▶ **Your objective**: Your job is to retype all of the data word for word, leaving every image out.

▶ **Data shown**:
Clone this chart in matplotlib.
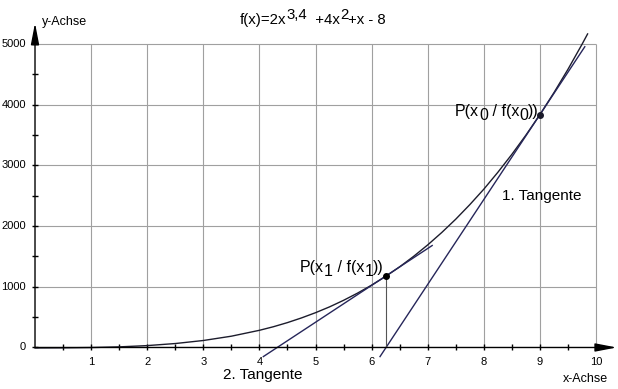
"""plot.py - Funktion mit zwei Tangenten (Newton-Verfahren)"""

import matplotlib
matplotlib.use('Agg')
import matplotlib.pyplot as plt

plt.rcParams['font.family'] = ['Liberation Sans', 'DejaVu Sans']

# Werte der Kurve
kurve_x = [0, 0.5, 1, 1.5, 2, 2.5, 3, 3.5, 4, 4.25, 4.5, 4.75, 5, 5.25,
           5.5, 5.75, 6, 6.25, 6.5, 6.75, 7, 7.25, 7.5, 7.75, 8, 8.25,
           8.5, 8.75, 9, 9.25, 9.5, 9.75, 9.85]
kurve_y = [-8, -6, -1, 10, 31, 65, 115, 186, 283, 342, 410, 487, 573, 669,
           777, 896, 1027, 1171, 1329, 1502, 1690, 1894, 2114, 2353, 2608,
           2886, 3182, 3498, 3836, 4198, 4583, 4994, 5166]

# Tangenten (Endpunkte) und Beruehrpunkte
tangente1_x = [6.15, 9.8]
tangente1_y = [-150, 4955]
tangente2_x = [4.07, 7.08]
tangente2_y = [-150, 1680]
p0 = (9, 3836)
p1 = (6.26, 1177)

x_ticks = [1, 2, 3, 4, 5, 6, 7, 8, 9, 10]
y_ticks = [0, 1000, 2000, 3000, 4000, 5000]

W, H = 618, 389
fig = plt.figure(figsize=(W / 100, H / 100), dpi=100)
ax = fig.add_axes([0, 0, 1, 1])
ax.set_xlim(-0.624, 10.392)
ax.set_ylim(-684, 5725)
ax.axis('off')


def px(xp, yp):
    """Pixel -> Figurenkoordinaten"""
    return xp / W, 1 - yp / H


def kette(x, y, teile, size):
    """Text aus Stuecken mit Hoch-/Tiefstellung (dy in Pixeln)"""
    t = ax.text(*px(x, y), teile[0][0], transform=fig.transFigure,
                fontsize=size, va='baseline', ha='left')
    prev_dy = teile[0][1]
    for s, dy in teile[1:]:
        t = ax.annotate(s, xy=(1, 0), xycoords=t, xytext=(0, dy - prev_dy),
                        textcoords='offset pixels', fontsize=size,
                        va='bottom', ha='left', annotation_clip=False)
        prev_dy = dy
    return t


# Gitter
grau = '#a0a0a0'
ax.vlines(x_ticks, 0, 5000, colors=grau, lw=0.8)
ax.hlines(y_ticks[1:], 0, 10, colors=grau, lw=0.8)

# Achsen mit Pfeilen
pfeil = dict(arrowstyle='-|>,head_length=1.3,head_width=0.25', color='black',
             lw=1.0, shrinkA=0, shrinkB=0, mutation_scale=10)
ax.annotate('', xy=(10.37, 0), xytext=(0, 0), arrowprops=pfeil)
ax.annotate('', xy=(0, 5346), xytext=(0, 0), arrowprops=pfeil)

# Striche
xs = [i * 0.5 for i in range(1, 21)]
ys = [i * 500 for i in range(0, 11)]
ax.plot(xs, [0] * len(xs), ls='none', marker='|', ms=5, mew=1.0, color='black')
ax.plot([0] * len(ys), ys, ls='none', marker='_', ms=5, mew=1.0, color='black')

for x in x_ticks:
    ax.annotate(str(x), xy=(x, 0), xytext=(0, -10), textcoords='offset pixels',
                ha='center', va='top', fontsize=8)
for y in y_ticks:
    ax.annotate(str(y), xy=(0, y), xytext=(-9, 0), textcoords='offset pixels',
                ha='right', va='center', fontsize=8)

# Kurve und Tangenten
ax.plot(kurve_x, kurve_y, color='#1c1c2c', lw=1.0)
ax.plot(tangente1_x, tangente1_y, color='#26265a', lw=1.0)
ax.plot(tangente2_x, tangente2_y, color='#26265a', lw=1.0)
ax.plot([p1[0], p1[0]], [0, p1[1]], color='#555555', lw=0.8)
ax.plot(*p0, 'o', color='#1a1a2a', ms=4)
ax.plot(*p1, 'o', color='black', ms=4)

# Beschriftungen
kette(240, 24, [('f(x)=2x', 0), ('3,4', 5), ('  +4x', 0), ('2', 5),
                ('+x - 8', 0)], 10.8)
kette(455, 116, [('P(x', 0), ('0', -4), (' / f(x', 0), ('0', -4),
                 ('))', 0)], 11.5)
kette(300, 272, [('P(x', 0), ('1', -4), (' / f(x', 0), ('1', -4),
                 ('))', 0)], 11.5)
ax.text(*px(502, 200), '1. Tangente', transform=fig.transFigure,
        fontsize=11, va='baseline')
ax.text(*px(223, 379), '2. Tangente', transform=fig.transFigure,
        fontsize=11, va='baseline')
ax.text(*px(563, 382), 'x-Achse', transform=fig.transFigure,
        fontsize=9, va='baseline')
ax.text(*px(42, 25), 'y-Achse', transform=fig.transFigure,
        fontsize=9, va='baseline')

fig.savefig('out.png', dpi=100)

▶ **Problem solution**:
Clone this chart in matplotlib.
"""plot.py - Funktion mit zwei Tangenten (Newton-Verfahren)"""

import matplotlib
matplotlib.use('Agg')
import matplotlib.pyplot as plt

plt.rcParams['font.family'] = ['Liberation Sans', 'DejaVu Sans']

# Werte der Kurve
kurve_x = [0, 0.5, 1, 1.5, 2, 2.5, 3, 3.5, 4, 4.25, 4.5, 4.75, 5, 5.25,
           5.5, 5.75, 6, 6.25, 6.5, 6.75, 7, 7.25, 7.5, 7.75, 8, 8.25,
           8.5, 8.75, 9, 9.25, 9.5, 9.75, 9.85]
kurve_y = [-8, -6, -1, 10, 31, 65, 115, 186, 283, 342, 410, 487, 573, 669,
           777, 896, 1027, 1171, 1329, 1502, 1690, 1894, 2114, 2353, 2608,
           2886, 3182, 3498, 3836, 4198, 4583, 4994, 5166]

# Tangenten (Endpunkte) und Beruehrpunkte
tangente1_x = [6.15, 9.8]
tangente1_y = [-150, 4955]
tangente2_x = [4.07, 7.08]
tangente2_y = [-150, 1680]
p0 = (9, 3836)
p1 = (6.26, 1177)

x_ticks = [1, 2, 3, 4, 5, 6, 7, 8, 9, 10]
y_ticks = [0, 1000, 2000, 3000, 4000, 5000]

W, H = 618, 389
fig = plt.figure(figsize=(W / 100, H / 100), dpi=100)
ax = fig.add_axes([0, 0, 1, 1])
ax.set_xlim(-0.624, 10.392)
ax.set_ylim(-684, 5725)
ax.axis('off')


def px(xp, yp):
    """Pixel -> Figurenkoordinaten"""
    return xp / W, 1 - yp / H


def kette(x, y, teile, size):
    """Text aus Stuecken mit Hoch-/Tiefstellung (dy in Pixeln)"""
    t = ax.text(*px(x, y), teile[0][0], transform=fig.transFigure,
                fontsize=size, va='baseline', ha='left')
    prev_dy = teile[0][1]
    for s, dy in teile[1:]:
        t = ax.annotate(s, xy=(1, 0), xycoords=t, xytext=(0, dy - prev_dy),
                        textcoords='offset pixels', fontsize=size,
                        va='bottom', ha='left', annotation_clip=False)
        prev_dy = dy
    return t


# Gitter
grau = '#a0a0a0'
ax.vlines(x_ticks, 0, 5000, colors=grau, lw=0.8)
ax.hlines(y_ticks[1:], 0, 10, colors=grau, lw=0.8)

# Achsen mit Pfeilen
pfeil = dict(arrowstyle='-|>,head_length=1.3,head_width=0.25', color='black',
             lw=1.0, shrinkA=0, shrinkB=0, mutation_scale=10)
ax.annotate('', xy=(10.37, 0), xytext=(0, 0), arrowprops=pfeil)
ax.annotate('', xy=(0, 5346), xytext=(0, 0), arrowprops=pfeil)

# Striche
xs = [i * 0.5 for i in range(1, 21)]
ys = [i * 500 for i in range(0, 11)]
ax.plot(xs, [0] * len(xs), ls='none', marker='|', ms=5, mew=1.0, color='black')
ax.plot([0] * len(ys), ys, ls='none', marker='_', ms=5, mew=1.0, color='black')

for x in x_ticks:
    ax.annotate(str(x), xy=(x, 0), xytext=(0, -10), textcoords='offset pixels',
                ha='center', va='top', fontsize=8)
for y in y_ticks:
    ax.annotate(str(y), xy=(0, y), xytext=(-9, 0), textcoords='offset pixels',
                ha='right', va='center', fontsize=8)

# Kurve und Tangenten
ax.plot(kurve_x, kurve_y, color='#1c1c2c', lw=1.0)
ax.plot(tangente1_x, tangente1_y, color='#26265a', lw=1.0)
ax.plot(tangente2_x, tangente2_y, color='#26265a', lw=1.0)
ax.plot([p1[0], p1[0]], [0, p1[1]], color='#555555', lw=0.8)
ax.plot(*p0, 'o', color='#1a1a2a', ms=4)
ax.plot(*p1, 'o', color='black', ms=4)

# Beschriftungen
kette(240, 24, [('f(x)=2x', 0), ('3,4', 5), ('  +4x', 0), ('2', 5),
                ('+x - 8', 0)], 10.8)
kette(455, 116, [('P(x', 0), ('0', -4), (' / f(x', 0), ('0', -4),
                 ('))', 0)], 11.5)
kette(300, 272, [('P(x', 0), ('1', -4), (' / f(x', 0), ('1', -4),
                 ('))', 0)], 11.5)
ax.text(*px(502, 200), '1. Tangente', transform=fig.transFigure,
        fontsize=11, va='baseline')
ax.text(*px(223, 379), '2. Tangente', transform=fig.transFigure,
        fontsize=11, va='baseline')
ax.text(*px(563, 382), 'x-Achse', transform=fig.transFigure,
        fontsize=9, va='baseline')
ax.text(*px(42, 25), 'y-Achse', transform=fig.transFigure,
        fontsize=9, va='baseline')

fig.savefig('out.png', dpi=100)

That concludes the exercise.